Pero no todos los autores comparten esos puntos de vista. Según el filósofo británico John N. Gray (si mal no recuerdo, en Straw Dogs: Thoughts on Humans and Other Animals y The Silence of Animals: On Progress and Other Modern Myths), el humanismo -la corriente de pensamiento dominante desde la Ilustración- se basa en el meliorismo, una creencia utópica según la cual los seres humanos no estamos limitados por nuestra naturaleza biológica, sino que estamos convencidos de que los avances en ética y política son acumulativos, y que pueden alterar y mejorar la condición humana, de la misma forma en que los avances en ciencia y tecnología han mejorado las condiciones de vida. Gray sostiene, por el contrario, que la historia no es progresiva sino cíclica y que la naturaleza humana constituye un obstáculo al progreso ético y político.
Tengo sensaciones encontradas en relación con esta disyuntiva. Durante gran parte de mi vida he sido un firme defensor de la idea del progreso, del meliorismo, de hecho. Pero leyendo a Gray no puedo evitar que me venga a la cabeza el caso, por ejemplo, de la antigua Yugoslavia, un país que había alcanzado un notable nivel de progreso pero que se precipitó en unas pocas semanas en una serie de guerras a finales del siglo XX que mostraron la peor versión de nuestra especie.
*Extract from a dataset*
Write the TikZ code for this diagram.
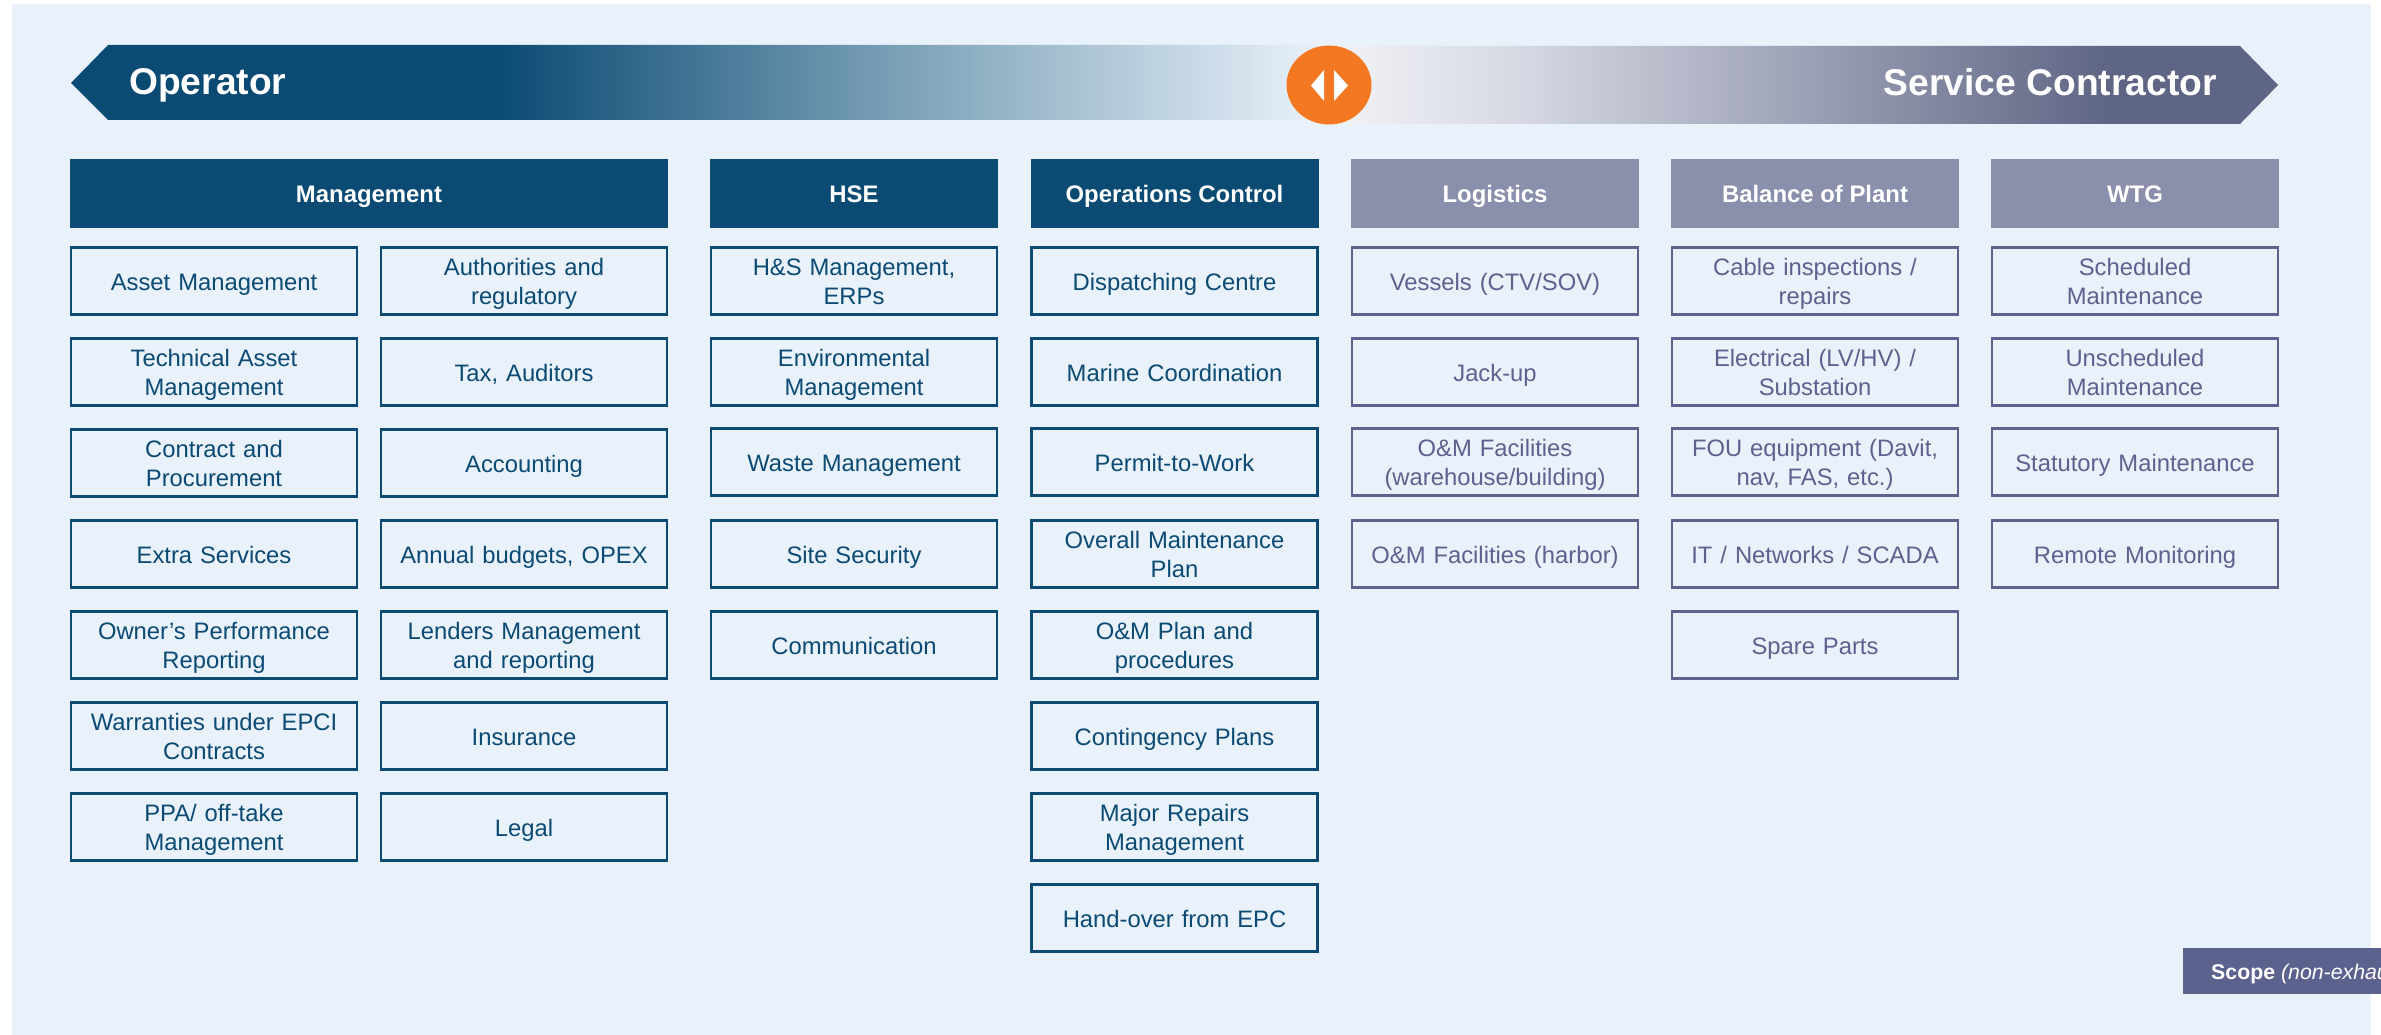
\documentclass[tikz,border=0pt]{standalone}
\usepackage{fontspec}
\setmainfont{Liberation Sans}
\usetikzlibrary{shapes.geometric}
\definecolor{bgc}{HTML}{E9F1FA}
\definecolor{dk}{HTML}{0A4A73}
\definecolor{pu}{HTML}{5C628E}
\definecolor{gh}{HTML}{8A8FAB}
\definecolor{org}{HTML}{F47721}
\definecolor{rend}{HTML}{5F6685}
\definecolor{lm}{HTML}{6E97AF}
\pgfdeclarehorizontalshading{leftband}{100bp}{color(0bp)=(dk); color(42bp)=(dk); color(58bp)=(lm!90!bgc); color(75bp)=(bgc); color(100bp)=(bgc)}
\definecolor{rs}{HTML}{F3F3F7}
\definecolor{rm}{HTML}{D6D9E3}
\pgfdeclarehorizontalshading{rightband}{100bp}{color(0bp)=(rs); color(25bp)=(rs); color(35bp)=(rm); color(66bp)=(rend); color(100bp)=(rend)}
\newcommand\capt{\rule[-5.2pt]{0pt}{29pt}}
\tikzset{
 base/.style={rectangle,inner sep=0pt,align=center,font=\fontsize{23.8}{29}\selectfont,execute at begin node=\capt,execute at end node=\capt},
 head/.style={base,minimum width=288pt,minimum height=69pt,text=white,font=\fontsize{23.9}{29}\selectfont\bfseries},
 dkhead/.style={head,fill=dk},
 puhead/.style={head,fill=gh},
 opbox/.style={base,draw=dk,line width=2.6pt,minimum width=286pt,minimum height=66.5pt,text=dk,text width=280pt},
 scbox/.style={base,draw=pu,line width=2.6pt,minimum width=286pt,minimum height=66.5pt,text=pu,text width=280pt},
 tri/.style={fill=white,draw=none}
}
\def\cA{214}\def\cB{524}\def\cC{854}\def\cD{1174.5}\def\cE{1495}\def\cF{1815}\def\cG{2135}
\def\rA{281}\def\rB{372}\def\rC{463}\def\rCb{462}\def\rD{554}\def\rE{645}\def\rF{736}\def\rG{827}\def\rH{918}
\begin{document}
\begin{tikzpicture}[x=1pt,y=-1pt]
\useasboundingbox (0,0) rectangle (2381,1035);
\clip (0,0) rectangle (2381,1035);
\fill[white] (0,0) rectangle (2381,1035);
\fill[bgc] (12,4) rectangle (2371,1035);
% bands
\shade[shading=leftband] (71,83) -- (108,45) -- (1320,45) -- (1320,120) -- (108,120) -- cycle;
\shade[shading=rightband] (1329,46) -- (2240,46) -- (2278,85) -- (2240,124) -- (1329,124) -- cycle;
\node[inner sep=0pt,anchor=base west,text=white,font=\fontsize{37.2}{40}\selectfont\bfseries] (operator) at (129,95) {Operator};
\node[inner sep=0pt,anchor=base east,text=white,font=\fontsize{37.2}{40}\selectfont\bfseries] (contractor) at (2217,95.5) {Service Contractor};
\node[ellipse,fill=org,inner sep=0pt,minimum width=85pt,minimum height=79pt] (hub) at (1329,85) {};
\fill[tri] (1311,85.5) -- (1324,70) -- (1324,101) -- cycle;
\fill[tri] (1348,85.5) -- (1334,70) -- (1334,101) -- cycle;
% headers
\node[dkhead,minimum width=598pt] (hMgmt) at (369,193.5) {Management};
\node[dkhead] (hHSE) at (\cC,193.5) {HSE};
\node[dkhead] (hOps) at (\cD,193.5) {Operations Control};
\node[puhead] (hLog) at (\cE,193.5) {Logistics};
\node[puhead] (hBop) at (\cF,193.5) {Balance of Plant};
\node[puhead] (hWtg) at (\cG,193.5) {WTG};
% management left
\node[opbox] (a1) at (\cA,\rA) {Asset Management};
\node[opbox] (a2) at (\cA,\rB) {Technical Asset\\Management};
\node[opbox] (a3) at (\cA,\rC) {Contract and\\Procurement};
\node[opbox] (a4) at (\cA,\rD) {Extra Services};
\node[opbox] (a5) at (\cA,\rE) {Owner’s Performance\\Reporting};
\node[opbox] (a6) at (\cA,\rF) {Warranties under EPCI\\Contracts};
\node[opbox] (a7) at (\cA,\rG) {PPA/ off-take\\Management};
% management right
\node[opbox] (b1) at (\cB,\rA) {Authorities and\\regulatory};
\node[opbox] (b2) at (\cB,\rB) {Tax, Auditors};
\node[opbox] (b3) at (\cB,\rC) {Accounting};
\node[opbox] (b4) at (\cB,\rD) {Annual budgets, OPEX};
\node[opbox] (b5) at (\cB,\rE) {Lenders Management\\and reporting};
\node[opbox] (b6) at (\cB,\rF) {Insurance};
\node[opbox] (b7) at (\cB,\rG) {Legal};
% HSE
\node[opbox] (c1) at (\cC,\rA) {H\&S Management,\\ERPs};
\node[opbox] (c2) at (\cC,\rB) {Environmental\\Management};
\node[opbox] (c3) at (\cC,\rCb) {Waste Management};
\node[opbox] (c4) at (\cC,\rD) {Site Security};
\node[opbox] (c5) at (\cC,\rE) {Communication};
% Ops
\node[opbox] (d1) at (\cD,\rA) {Dispatching Centre};
\node[opbox] (d2) at (\cD,\rB) {Marine Coordination};
\node[opbox] (d3) at (\cD,\rCb) {Permit-to-Work};
\node[opbox] (d4) at (\cD,\rD) {Overall Maintenance\\Plan};
\node[opbox] (d5) at (\cD,\rE) {O\&M Plan and\\procedures};
\node[opbox] (d6) at (\cD,\rF) {Contingency Plans};
\node[opbox] (d7) at (\cD,\rG) {Major Repairs\\Management};
\node[opbox] (d8) at (\cD,\rH) {Hand-over from EPC};
% Logistics
\node[scbox] (e1) at (\cE,\rA) {Vessels (CTV/SOV)};
\node[scbox] (e2) at (\cE,\rB) {Jack-up};
\node[scbox] (e3) at (\cE,\rCb) {O\&M Facilities\\(warehouse/building)};
\node[scbox] (e4) at (\cE,\rD) {O\&M Facilities (harbor)};
% BoP
\node[scbox] (f1) at (\cF,\rA) {Cable inspections /\\repairs};
\node[scbox] (f2) at (\cF,\rB) {Electrical (LV/HV) /\\Substation};
\node[scbox] (f3) at (\cF,\rCb) {FOU equipment (Davit,\\nav, FAS, etc.)};
\node[scbox] (f4) at (\cF,\rD) {IT / Networks / SCADA};
\node[scbox] (f5) at (\cF,\rE) {Spare Parts};
% WTG
\node[scbox] (g1) at (\cG,\rA) {Scheduled\\Maintenance};
\node[scbox] (g2) at (\cG,\rB) {Unscheduled\\Maintenance};
\node[scbox] (g3) at (\cG,\rCb) {Statutory Maintenance};
\node[scbox] (g4) at (\cG,\rD) {Remote Monitoring};
% scope tag
\fill[pu] (2183,948) rectangle (2381,994);
\node[inner sep=0pt,anchor=base west,text=white,font=\fontsize{21.3}{24}\selectfont] (scope) at (2211,979) {\textbf{Scope} \textit{(non-exhau}};
\end{tikzpicture}
\end{document}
Y si repasásemos la hemeroteca reciente, encontraríamos no pocos episodios en los que ciudadanos occidentales de diversas extracciones sociales y profesiones adoptan comportamientos morales que juzgaríamos absolutamente impropios del siglo XXI. Da la impresión de que la civilidad y ética que parecen adornar a nuestras sociedades no son sino un barniz que salta descascarillado en cuanto algún conflicto a causa de factores económicos o identitarios no encuentran el cauce debido para su gestión y eventual resolución.
Al fin, también es cierto que, si dirigimos la mirada al pasado, tengo muy claro que no preferiría haber vivido en ningún momento anterior en la historia de la humanidad.